Tomorrow’s Children, 1934 – ★★

A weird one to watch post the removal of ‘Roe V Wade’, ‘Tomorrows Children’ is a Health/Scare film revolving around a potential dystopic future in which women can be sterilized simply for being criminals or having a family tree containing faulty genes.

The film itself came about as a bit of a warning piece as World War 2 was gearing up as Nazi Germany had began to impose sterilization on criminals and people with disabilities as a form of eugenics. This docu-drama(?) is basically taking this initial awful law change to it’s most over the top dramatic conclusion.

Im not going to lie, at a time now where women in the US and the UK have to fight tooth and nail for the right to be sterilized, Its quite interesting to see a film that plays on the opposite scenario, in which women fight for their right NOT to be.

However, the film itself wasnt really my cup of tea, the script (following a young woman who wants to start a family being ruled unfit to breed because of poor genetics in her family tree and forced into Sterilization) could have had the potential to be a real emotional journey and a good philosophical piece. Unfortunately; this film was made during the hayes code. So instead the majority of the script is the woman dispairing over the choices of the court while several men run around repeatedly saying ‘This is lunacy! we’ve got to stop it!’ With the end result being a rushed happy ending with noting of consiquence gained or lost.

the pacing is sluggish, the tone is overly censored. Its a surface level film that doesnt really offer much past its initial text crawl as we spend 55+ minutes with bland and uninteresting one note characters who really dont get up to much.

In fact, the main reason I rated this one more than 1 star is because, for a health/scare film from the early 30’s.

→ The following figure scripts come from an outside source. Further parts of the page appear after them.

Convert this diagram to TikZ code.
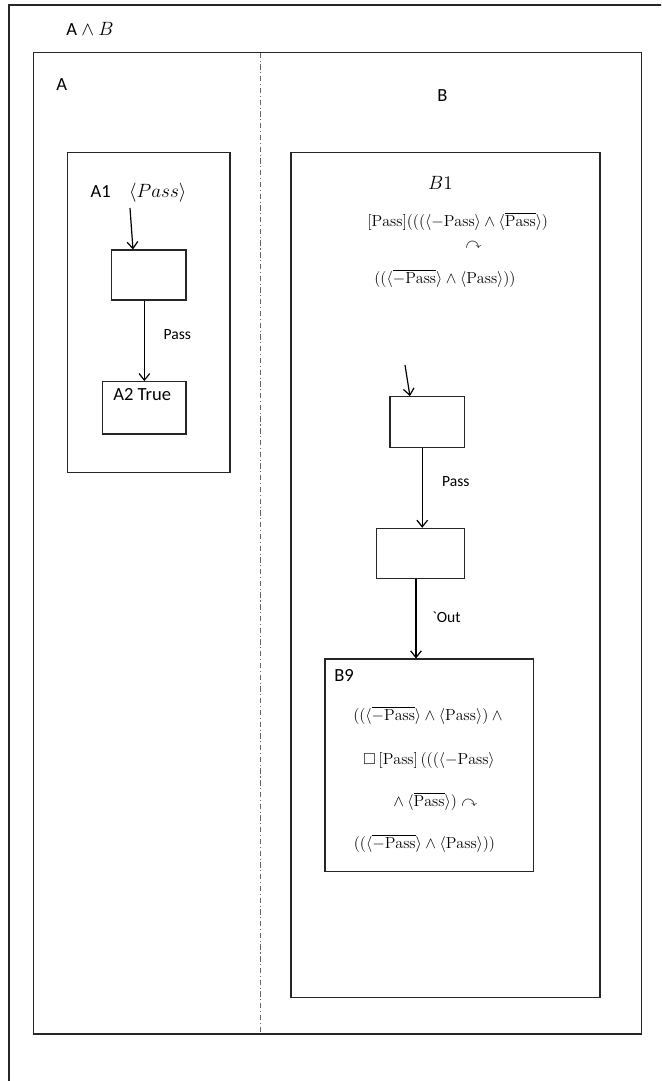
\documentclass[tikz,border=0pt]{standalone}
\usepackage{amsmath}
\usepackage{amssymb}
\usepackage{fontspec}
\setsansfont{Carlito}
\usepackage{tikz}
\usetikzlibrary{arrows.meta, positioning, fit}
\newcommand{\actpass}{\mathrm{Pass}}
\tikzset{
    frame/.style = {draw=black!85, line width=0.8pt},
    state/.style = {rectangle, draw=black!85, line width=0.8pt, inner sep=0pt},
    arrow/.style = {line width=0.9pt, -{Straight Barb[length=5pt, width=8pt]}},
    divider/.style = {draw=black!60, line width=0.6pt, dash pattern=on 4pt off 2pt on 0.8pt off 2pt},
    tag/.style = {font=\sffamily\fontsize{13.9}{16}\selectfont, inner sep=0pt},
    edgelabel/.style = {font=\sffamily\fontsize{11.7}{14}\selectfont, inner sep=0pt},
    formula/.style = {font=\fontsize{12}{14}\selectfont, inner sep=0pt}
}

\begin{document}
\begin{tikzpicture}[x=0.75pt, y=-0.75pt]
    \useasboundingbox (0,0) rectangle (661,1081);
    \clip (0,0) rectangle (661,1081);
    % Marcos
    \draw [frame] (9,5) rectangle (680,1100);
    \draw [frame] (33.5,52.7) rectangle (641.5,1034);
    \draw [divider] (260,52.7) -- (260,1034);
    \draw [frame] (67.3,152.3) rectangle (230,472.3);
    \draw [frame] (291,152.3) rectangle (600,997.7);

    % Textos
    \node (ab) [tag] at (90,29) {A $\wedge$ $B$};
    \node (labA) [tag] at (61.7,85) {A};
    \node (labB) [tag] at (442.5,96) {B};
    \node (a1lab) [tag] at (138.5,193) {A1\quad$\langle Pass\rangle$};
    \node (b1lab) [formula, font=\fontsize{13.5}{16}\selectfont] at (440.5,183) {$B1$};
    \node (b1one) [formula] at (457.7,221.7) {$[\actpass](((\langle -\actpass\rangle \wedge \langle\overline{\actpass}\rangle)$};
    \node (b1two) [formula] at (473.5,245) {$\curvearrowright$};
    \node (b1three) [formula] at (445,278) {$((\langle\overline{-\actpass}\rangle \wedge \langle\actpass\rangle))$};

    % Estados
    \node (atop) [state, fit={(111.7,250) (186,300)}] {};
    \node (a2) [state, fit={(102.7,381.7) (186,434)}] {};
    \node (a2lab) [tag] at (142.2,395) {A2 True};
    \node (btop) [state, fit={(390,396.7) (464.3,447.7)}] {};
    \node (bmid) [state, fit={(376.7,528.3) (464.3,578.3)}] {};
    \node (b9) [state, fit={(325,659) (533.3,871.7)}] {};
    \node (b9lab) [tag] at (344,675) {B9};
    \node (b9one) [formula] at (429.7,715) {$((\langle\overline{-\actpass}\rangle \wedge \langle\actpass\rangle) \wedge{}$};
    \node (b9two) [formula] at (429,760) {$\square\,[\actpass]\,(((\langle -\actpass\rangle$};
    \node (b9three) [formula] at (433.5,801.7) {${}\wedge \langle\overline{\actpass}\rangle) \curvearrowright$};
    \node (b9four) [formula] at (424.5,843.3) {$((\langle\overline{-\actpass}\rangle \wedge \langle\actpass\rangle))$};

    % Flechas
    \coordinate (ain) at (130,208);
    \coordinate (bin) at (405,365);
    \draw [arrow] (ain) -- ([xshift=-11.9pt]atop.north);
    \draw [arrow] (a2.north |- atop.south) -- node [edgelabel, right=14pt, pos=.42] {Pass} (a2.north);
    \draw [arrow] (bin) -- ([xshift=-12.9pt]btop.north);
    \draw [arrow] ([xshift=1.3pt]bmid.north |- btop.south) -- node [edgelabel, right=14.5pt, pos=.42] {Pass} ([xshift=1.3pt]bmid.north);
    \draw [arrow] ([xshift=-3.4pt]bmid.south) -- node [edgelabel, right=11.8pt, pos=.48] {\textasciigrave Out} ([xshift=-3.4pt]bmid.south |- b9.north);
\end{tikzpicture}
\end{document}
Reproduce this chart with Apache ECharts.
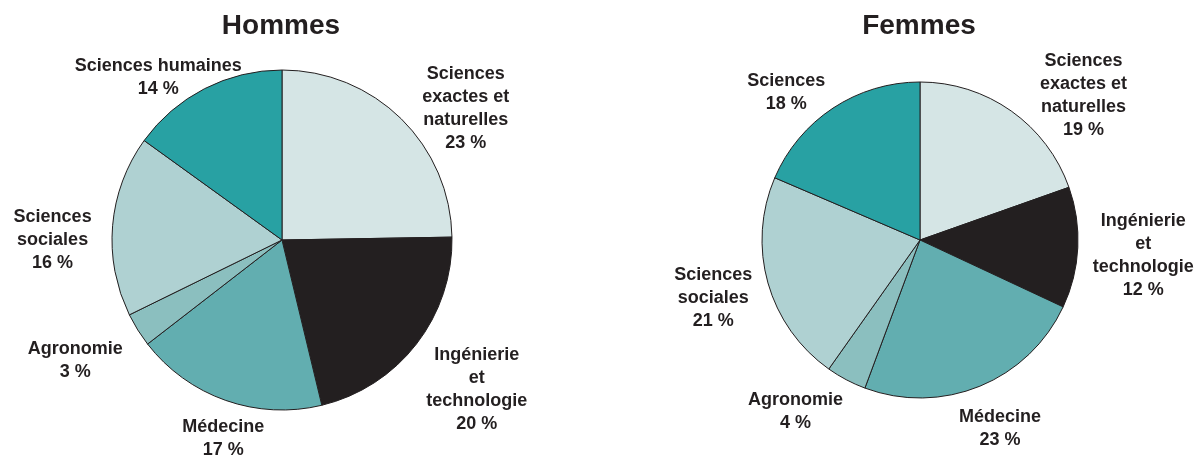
<!DOCTYPE html>
<html>
<head>
<meta charset="utf-8">
<script src="https://cdn.jsdelivr.net/npm/echarts@6/dist/echarts.min.js"></script>
<style>
  html, body { margin: 0; padding: 0; background: #fff; }
  #chart { width: 1200px; height: 455px; }
</style>
</head>
<body>
<div id="chart"></div>
<script>
// categories (line breaks as in the original labels)
const hommesCategories = ['Sciences\nexactes et\nnaturelles', 'Ingénierie\net\ntechnologie', 'Médecine', 'Agronomie', 'Sciences\nsociales', 'Sciences humaines'];
const femmesCategories = ['Sciences\nexactes et\nnaturelles', 'Ingénierie\net\ntechnologie', 'Médecine', 'Agronomie', 'Sciences\nsociales', 'Sciences'];
// percentages
const hommesValues = [23, 20, 17, 3, 16, 14];
const femmesValues = [19, 12, 23, 4, 21, 18];
const titles = ['Hommes', 'Femmes'];

const sliceColors = ['#d5e5e5', '#231f20', '#62aeb0', '#8bbfbf', '#afd1d2', '#28a1a3'];
// small hand nudges of the labels, like in the original layout
const hommesNudge = [[14, 41], [2, 0], [9, 6], [-17, 2], [-11, 19], [-30, 21]];
const femmesNudge = [[34, 39], [5, 5], [7, 10], [-34, 0], [-6, 1], [-26, 16]];

const FONT = 'Liberation Sans, Arial, sans-serif';

// puts each label just outside its slice, centred on the slice's mid angle
function labelPlacer(values, nudge, cx, cy, r, gap) {
    const total = values.reduce((a, b) => a + b, 0);
    return function (params) {
        let before = 0;
        for (let i = 0; i < params.dataIndex; i++) before += values[i];
        const mid = (before + values[params.dataIndex] / 2) / total * Math.PI * 2;
        const dx = Math.sin(mid), dy = -Math.cos(mid);
        const w = params.labelRect.width / 2, h = params.labelRect.height / 2;
        const d = Math.min(
            Math.abs(dx) > 1e-6 ? w / Math.abs(dx) : Infinity,
            Math.abs(dy) > 1e-6 ? h / Math.abs(dy) : Infinity
        );
        const n = nudge[params.dataIndex];
        return {
            x: cx + dx * (r + gap + d) + n[0],
            y: cy + dy * (r + gap + d) + n[1],
            align: 'center',
            verticalAlign: 'middle'
        };
    };
}

function pieSeries(names, values, nudge, cx, r) {
    return {
        type: 'pie',
        center: [cx, 240],
        radius: r,
        startAngle: 90,
        clockwise: true,
        animation: false,
        silent: true,
        itemStyle: { borderColor: '#231f20', borderWidth: 1 },
        label: {
            show: true,
            position: 'outside',
            overflow: 'none',
            color: '#231f20',
            fontFamily: FONT,
            fontWeight: 'bold',
            fontSize: 18,
            lineHeight: 23,
            formatter: (p) => p.name + '\n' + p.value + ' %'
        },
        labelLine: { show: false },
        labelLayout: labelPlacer(values, nudge, cx, 240, r, 10),
        data: names.map((n, i) => ({ name: n, value: values[i], itemStyle: { color: sliceColors[i] } }))
    };
}

const chart = echarts.init(document.getElementById('chart'));
chart.setOption({
    backgroundColor: '#fff',
    title: [
        { text: titles[0], left: 276, top: 7, textAlign: 'center',
          textStyle: { fontFamily: FONT, fontWeight: 'bold', fontSize: 28, color: '#231f20' } },
        { text: titles[1], left: 914, top: 7, textAlign: 'center',
          textStyle: { fontFamily: FONT, fontWeight: 'bold', fontSize: 28, color: '#231f20' } }
    ],
    series: [
        pieSeries(hommesCategories, hommesValues, hommesNudge, 282, 170),
        pieSeries(femmesCategories, femmesValues, femmesNudge, 920, 158)
    ]
});
</script>
</body>
</html>
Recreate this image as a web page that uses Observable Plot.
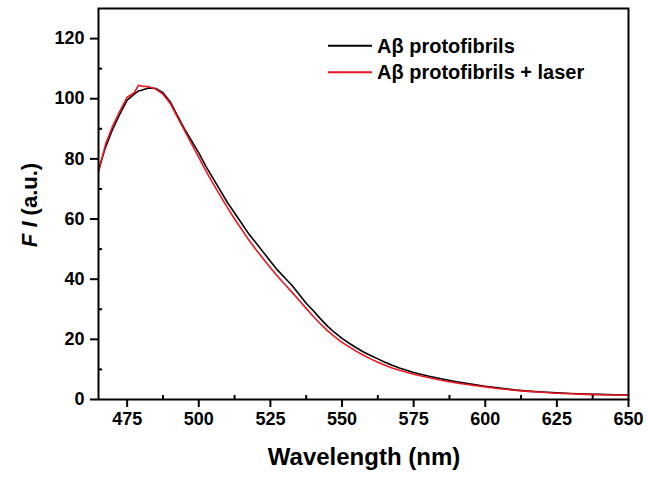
<!DOCTYPE html>
<html>
<head>
<meta charset="utf-8">
<script src="https://cdn.jsdelivr.net/npm/d3@7"></script>
<script src="https://cdn.jsdelivr.net/npm/@observablehq/plot@0.6"></script>
<style>
  html, body { margin: 0; padding: 0; background: #fff; }
  #chart { width: 648px; height: 477px; }
  svg { font-family: "Liberation Sans", Arial, sans-serif; }
  svg g[aria-label="x-axis tick label"] text,
  svg g[aria-label="y-axis tick label"] text { font-size: 18px; font-weight: bold; fill: #000; }
</style>
</head>
<body>
<div id="chart"></div>
<script>
// Wavelength (nm) grid
const wavelengths = [465,467.5,470,472.5,475,477.5,479,480,482.5,485,487.5,490,492.5,495,497.5,500,502.5,505,507.5,510,512.5,515,517.5,520,522.5,525,527.5,530,532.5,535,537.5,540,542.5,545,547.5,550,552.5,555,557.5,560,562.5,565,567.5,570,575,580,585,590,595,600,605,610,615,620,625,630,635,640,645,650];
// Aβ protofibrils (black)
const protofibrils = [76.5,84,90,95,99.5,101.5,102.6,102.8,103.6,103.4,102,99,94.5,90,86,82,77.5,73.5,69.5,65.5,62,58.5,55,52,49,46,43,40.5,38,35,32,29.5,26.8,24.3,22.2,20.3,18.7,17.2,15.8,14.6,13.5,12.4,11.4,10.5,9.0,7.8,6.8,5.9,5.1,4.4,3.8,3.2,2.8,2.5,2.2,2.0,1.8,1.7,1.6,1.5];
// Aβ protofibrils + laser (red)
const protofibrilsLaser = [75.5,85,91,96,100.5,102,104.5,104.2,104,103.2,101.5,98.5,94,89.5,85,80.5,76,71.8,67.8,63.8,60,56.5,53,49.8,46.8,43.8,41,38.3,35.7,33,30.3,27.6,25.1,22.8,20.8,19,17.5,16,14.7,13.5,12.4,11.4,10.5,9.7,8.4,7.3,6.3,5.5,4.8,4.2,3.6,3.1,2.7,2.4,2.1,1.9,1.7,1.6,1.5,1.4];

const seriesNames = ["Aβ protofibrils", "Aβ protofibrils + laser"];
const seriesColors = ["#000000", "#ec1620"];
const xTicks = [475,500,525,550,575,600,625,650];
const xMinorTicks = [487.5,512.5,537.5,562.5,587.5,612.5,637.5];
const yTicks = [0,20,40,60,80,100,120];
const yMinorTicks = [10,30,50,70,90,110];
const xLabel = "Wavelength (nm)";

const rows = [];
wavelengths.forEach((w, i) => {
  rows.push({w, v: protofibrils[i], s: seriesNames[0]});
});
wavelengths.forEach((w, i) => {
  rows.push({w, v: protofibrilsLaser[i], s: seriesNames[1]});
});

const plot = Plot.plot({
  width: 648,
  height: 477,
  marginLeft: 98,
  marginRight: 20,
  marginTop: 8,
  marginBottom: 78,
  style: {fontFamily: '"Liberation Sans", Arial, sans-serif', background: "#fff"},
  x: {domain: [465, 650]},
  y: {domain: [0, 130]},
  color: {domain: seriesNames, range: seriesColors},
  marks: [
    Plot.line(rows, {x: "w", y: "v", stroke: "s", z: "s", strokeWidth: 1.6}),
    Plot.frame({stroke: "#000", strokeWidth: 2}),
    Plot.axisX({ticks: xTicks, tickSize: 8, tickPadding: 5, tickFormat: d => String(d), label: null, strokeWidth: 2, fill: "#000", stroke: "#000"}),
    Plot.axisX({ticks: xMinorTicks, tickSize: -4, text: null, label: null, strokeWidth: 2, stroke: "#000"}),
    Plot.axisY({ticks: yTicks, tickSize: 8, tickPadding: 6, tickFormat: d => String(d), label: null, strokeWidth: 2, fill: "#000", stroke: "#000"}),
    Plot.axisY({ticks: yMinorTicks, tickSize: -4, text: null, label: null, strokeWidth: 2, stroke: "#000"})
  ]
});

document.getElementById("chart").appendChild(plot);

const svg = d3.select(plot);
// x-axis title
svg.append("text")
  .attr("x", 364).attr("y", 465)
  .attr("text-anchor", "middle")
  .attr("font-size", 24).attr("font-weight", "bold").attr("fill", "#000")
  .text(xLabel);
// y-axis title
const yl = svg.append("text")
  .attr("transform", "translate(37,205) rotate(-90)")
  .attr("text-anchor", "middle")
  .attr("font-size", 22).attr("font-weight", "bold").attr("fill", "#000");
yl.append("tspan").attr("font-style", "italic").text("F I");
yl.append("tspan").text(" (a.u.)");

// legend
seriesNames.forEach((name, i) => {
  const cy = 45.7 + i * 26.5;
  svg.append("line")
    .attr("x1", 328).attr("x2", 372).attr("y1", cy).attr("y2", cy)
    .attr("stroke", seriesColors[i]).attr("stroke-width", 2);
  svg.append("text")
    .attr("x", 377).attr("y", cy + 7)
    .attr("text-anchor", "start")
    .attr("font-size", 20).attr("font-weight", "bold").attr("fill", "#000")
    .text(name);
});
</script>
</body>
</html>
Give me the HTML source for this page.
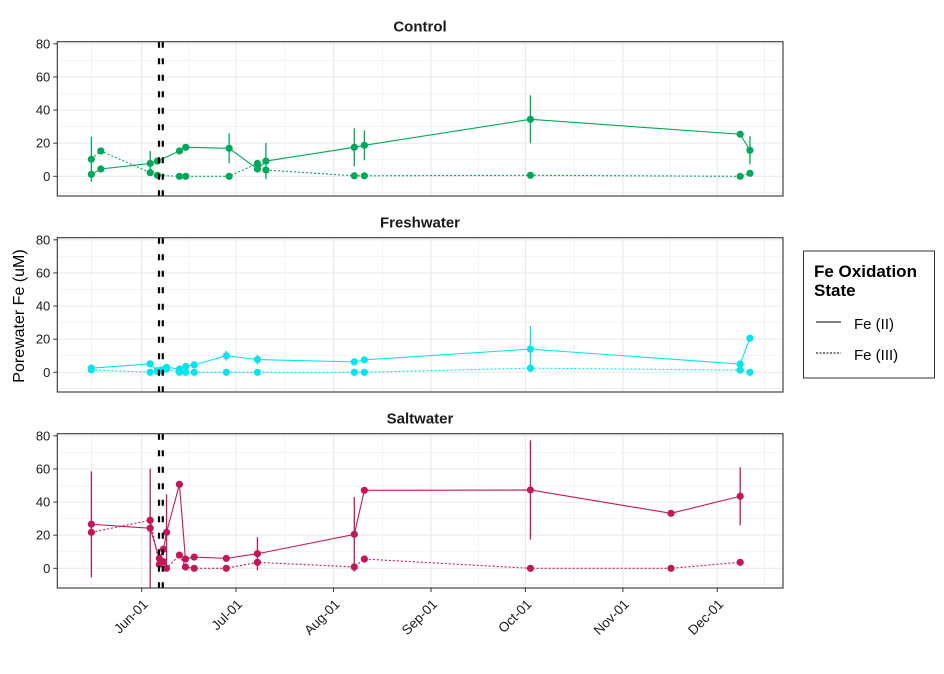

This one actually doesnt look to bad, theres some decent cine on show with some interesting lighting and shadowing across the runtime, sequences are nicely cut together with some interesting experimentaiton on crossfades at times. and the Direction shows a clear competency for film making at a time when it wasnt *quite* as common knowledge as you’d think.

It looks nice, but it’s surface level interpretation of the issue combined with a general atmosphere of ‘Whataboutary?’ just makes this thing fall flat. It’s great reference material if you ever want to show off visually the best elements of 30s health movies. But as something you’d actually consiously choose to sit and watch, you can do so much better quite honestly.